Finomosec · April 12, 2018, 6:24am

Apparently the scan completed now. The folder is syncing now (after i rebooted the whole device).

Thanks for the help!

imsodin · April 12, 2018, 11:07am

Would it make sense to use a disk-spilling queue in both scanner and puller? Scanner is a bit more problematic as we store a file info (without block though), not just file name. It seems pretty doable to use an adjusted version of the index sorter for this. It’s not the nicest solution considering the disk io discussions going on, but better than OOM crashes and short of walking the folders twice, I don’t see a possibility to have progress updates without intermediately storing files to be processed. I’d definitely propose to use some heuristic criterion for spilling, not a fixed max size, to prevent spilling on systems that can take the memory spike.

Finomosec · April 12, 2018, 5:27pm

Sorry, i’m back again …

Now i have OOM problems again, but this time while syncing (the scan completes ok with the new settings):

SyncthingCrashedAgain.txt (193.2 KB)

This happened several times now. But this time in noticed it in the logs.

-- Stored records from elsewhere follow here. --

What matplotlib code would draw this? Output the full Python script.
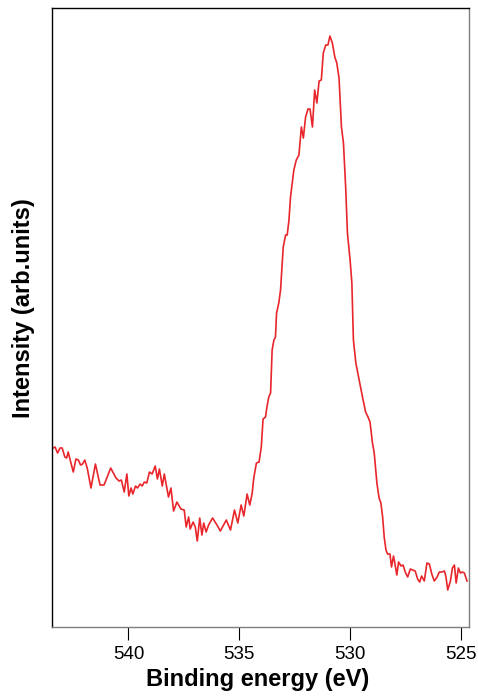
import matplotlib
matplotlib.use("Agg")
import matplotlib.pyplot as plt

# O 1s spectrum
binding_energy = [
    543.41, 543.31, 543.20, 543.09, 542.99, 542.87, 542.79, 542.72, 542.49, 542.37,
    542.26, 542.16, 542.07, 541.97, 541.86, 541.69, 541.49, 541.28, 541.10, 540.80,
    540.56, 540.42, 540.32, 540.19, 540.07, 539.98, 539.88, 539.80, 539.68, 539.59,
    539.47, 539.38, 539.28, 539.17, 539.05, 538.93, 538.79, 538.69, 538.60, 538.47,
    538.38, 538.19, 538.08, 537.96, 537.81, 537.63, 537.48, 537.39, 537.28, 537.21,
    537.08, 536.98, 536.89, 536.78, 536.68, 536.60, 536.49, 536.38, 536.20, 536.00,
    535.85, 535.70, 535.58, 535.39, 535.21, 535.06, 534.91, 534.79, 534.64, 534.52,
    534.41, 534.34, 534.22, 534.10, 534.00, 533.92, 533.81, 533.73, 533.66, 533.58,
    533.51, 533.43, 533.36, 533.31, 533.21, 533.13, 533.01, 532.90, 532.83, 532.75,
    532.68, 532.53, 532.42, 532.30, 532.19, 532.10, 532.00, 531.89, 531.80, 531.69,
    531.59, 531.49, 531.39, 531.29, 531.20, 531.09, 530.99, 530.90, 530.79, 530.68,
    530.59, 530.49, 530.38, 530.29, 530.19, 530.11, 529.99, 529.91, 529.84, 529.73,
    529.58, 529.43, 529.29, 529.18, 529.09, 528.98, 528.90, 528.78, 528.68, 528.60,
    528.52, 528.45, 528.37, 528.30, 528.19, 528.12, 528.03, 527.97, 527.88, 527.80,
    527.69, 527.60, 527.50, 527.39, 527.27, 527.16, 527.05, 526.94, 526.85, 526.76,
    526.64, 526.52, 526.41, 526.30, 526.19, 526.06, 525.96, 525.85, 525.73, 525.66,
    525.58, 525.46, 525.37, 525.28, 525.20, 525.10, 525.01, 524.92, 524.83, 524.71,
]
intensity = [
    179, 180, 174, 179, 179, 170, 169, 175, 155, 168,
    167, 162, 163, 167, 159, 139, 163, 142, 142, 159,
    149, 146, 147, 135, 153, 131, 139, 133, 141, 139,
    143, 141, 145, 144, 155, 153, 161, 148, 158, 141,
    153, 130, 139, 116, 125, 118, 117, 100, 110, 98,
    105, 100, 86, 109, 92, 104, 95, 102, 109, 102,
    96, 102, 107, 97, 117, 104, 122, 111, 133, 122,
    134, 149, 164, 165, 180, 208, 210, 222, 230, 234,
    277, 287, 290, 314, 324, 337, 380, 392, 392, 407,
    430, 457, 467, 472, 500, 489, 510, 518, 518, 500,
    537, 524, 546, 547, 574, 582, 582, 591, 584, 570,
    564, 549, 500, 484, 440, 394, 367, 344, 287, 264,
    247, 230, 215, 210, 205, 184, 174, 144, 129, 124,
    110, 90, 77, 73, 73, 60, 71, 64, 52, 65,
    61, 62, 55, 50, 58, 57, 56, 48, 45, 51,
    46, 64, 63, 53, 46, 50, 55, 55, 56, 50,
    37, 46, 59, 62, 44, 59, 54, 55, 54, 46,
]
xticks = [540, 535, 530, 525]

plt.rcParams['font.family'] = ['Liberation Sans', 'DejaVu Sans']

fig = plt.figure(figsize=(4.78, 6.97), dpi=100)
ax = fig.add_axes([0.1088, 0.1004, 0.8724, 0.8881])

ax.plot(binding_energy, intensity, "-", color="#e8262b", linewidth=1.2)

ax.set_xlim(543.45, 524.62)
ax.set_ylim(0, 619)
ax.set_xticks(xticks)
ax.set_xticklabels([str(t) for t in xticks], fontsize=13.5)
ax.set_yticks([])
ax.tick_params(axis='x', direction='out', length=9, width=0.8, pad=5, color='black')

ax.spines['top'].set_color('black')
ax.spines['left'].set_color('black')
ax.spines['right'].set_color('#7f7f7f')
ax.spines['bottom'].set_color('#7f7f7f')
for s in ax.spines.values():
    s.set_linewidth(1.0)

ax.set_xlabel('Binding energy (eV)', fontsize=17, fontweight='bold', labelpad=3)
ax.set_ylabel('Intensity (arb.units)', fontsize=17, fontweight='bold', labelpad=12)
ax.xaxis.label.set_x(0.492)
ax.yaxis.label.set_y(0.515)

fig.savefig("out.png", dpi=100)
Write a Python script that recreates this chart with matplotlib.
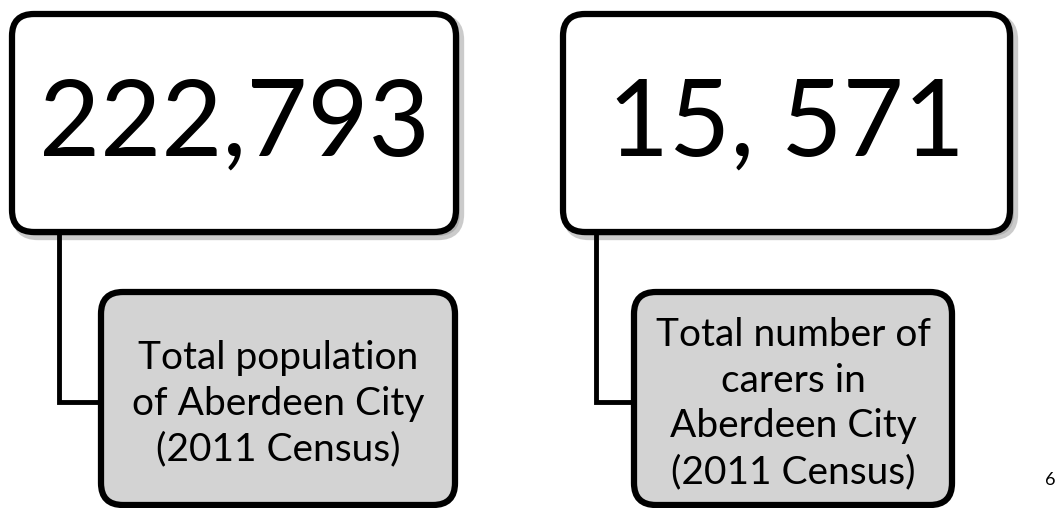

The memory usage rises up to at least 1.9G (displayed in the UI).

I will pause the big folder now:
It’s a little bit above 1 million files and about 78GB in size with about 30k folders.

afalout · April 15, 2018, 5:08am

+1 for “soon”

It is sorely needed…

I had to move Syncthing from my NAS box (4GB) to the main PC (16GB) to get it working. And now of course watching for changes does not work (on CIFS mounts)

Thanks!